George:                       Well, a lot of investment capital, they want to be in so early that there really is no time for testing. You’re investing in an idea because that’s where you get in the earliest and where you get in with the most opportunity for the lowest price. You know, obviously, if you’re early in …you’re the one who has the most opportunity to make the biggest gain. They would rather take multiple shots at something like that, knowing that two or three or four of them might not make it out of 10, but the ones that make it could be substantial. I mean, think about if you were one of the early investors in Google or some of the online — I mean, I saw the other day where 20 years ago — I think it was May 16 — Amazon’s IPO. And if you had invested $10,000 in Amazon 20 years ago, it would be worth $4.8 million today.

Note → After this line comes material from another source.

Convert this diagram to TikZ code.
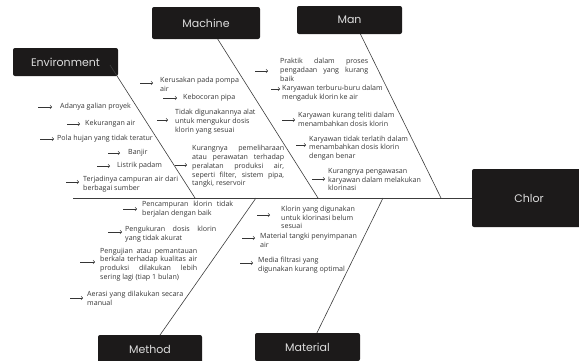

So, how tested was Amazon before it went in and how long did it take to make a profit? And look at all the incredible things they’re doing today.
 
                                    You want to be in early. So, oftentimes, there isn’t a lot of time to test it before you actually invest.
 
Tom:                            So, it’s really a very strong hunch that what we’re talking about holds promise.
 
George:                       I think seasoned venture capitalists and those investing money are able to step back and look at things and say, “You know what, I think this has a niche. I think it has a place. And I think the place could be very big in the future. And if we get in on this now, and this becomes the leader, this could be really big.” And they step back and they sort of — you know, there may be five people in the room and they’ll look around at each other and go, “What do you think?” And if three or four of the heads nod yes, well, “Here. Here’s $30 million dollars.” It didn’t use to be like that, you know? It didn’t. No one ever did that kind of thing. But in today’s world, that’s what happens with a great idea that seems to have legs that people can look at and say, “If you can own this, it will be huge.” And that’s what people want. They want to own something and be huge.
 
Tom:                            So, what can make the difference between a business being disrupted versus being the disruptor?
 
George:                       Well, let’s go back 10 years ago. iPhone 1 was launched in June of 2007. And I believe the iPhone disrupted the cellular phone industry, actually the whole phone industry. And ask yourself: If on the day that Steve Jobs stood up and said we’re going to do a phone, chances are if you had a phone in your pocket, a mobile phone, it was a Nokia, a Motorola, a Palm or a Blackberry. Well, how many people have those in their pockets today? So, you can either be the disruptor or be disrupted. I think those four phone companies would probably wish they were the disruptor, not the ones who were disrupted. I think you always want to be on the front end of that.
 
Tom:                            You’ve long been a change agent, if you will. A champion of innovation. What sort of disruption are you engaged in these days?
 
George:                       Well, I’m helping Amazon open up their brick and mortar stores, just as a consultant, just sort of helping them get into that world. Other than that, what I’m doing now is I’m being disrupted as a grandfather. I’ve got four grandkids, and I love spending time with my wife, and my kids, and my grandkids. And I think, you know, the nice thing about grandkids is they make you young again. So, I guess I’m being disrupted by them as much as I’m disrupting the world.
 
Tom:                            My last question was going to be what about your work do you most enjoy, but I think it’s been upstaged by grandchildren.
 
George:                       Once you have grandchildren, they make you young again. They have a perspective on life that just makes you smile every time you see them, and they’re always glad to see you too. So, it’s a wonderful, wonderful situation.
 
Tom:                            George Blankenship, thank you so much for joining us.
 
                                    We appreciate it.
 
George:                       Absolutely my pleasure, Tom. Have a great week.
 
Tom:                            You too.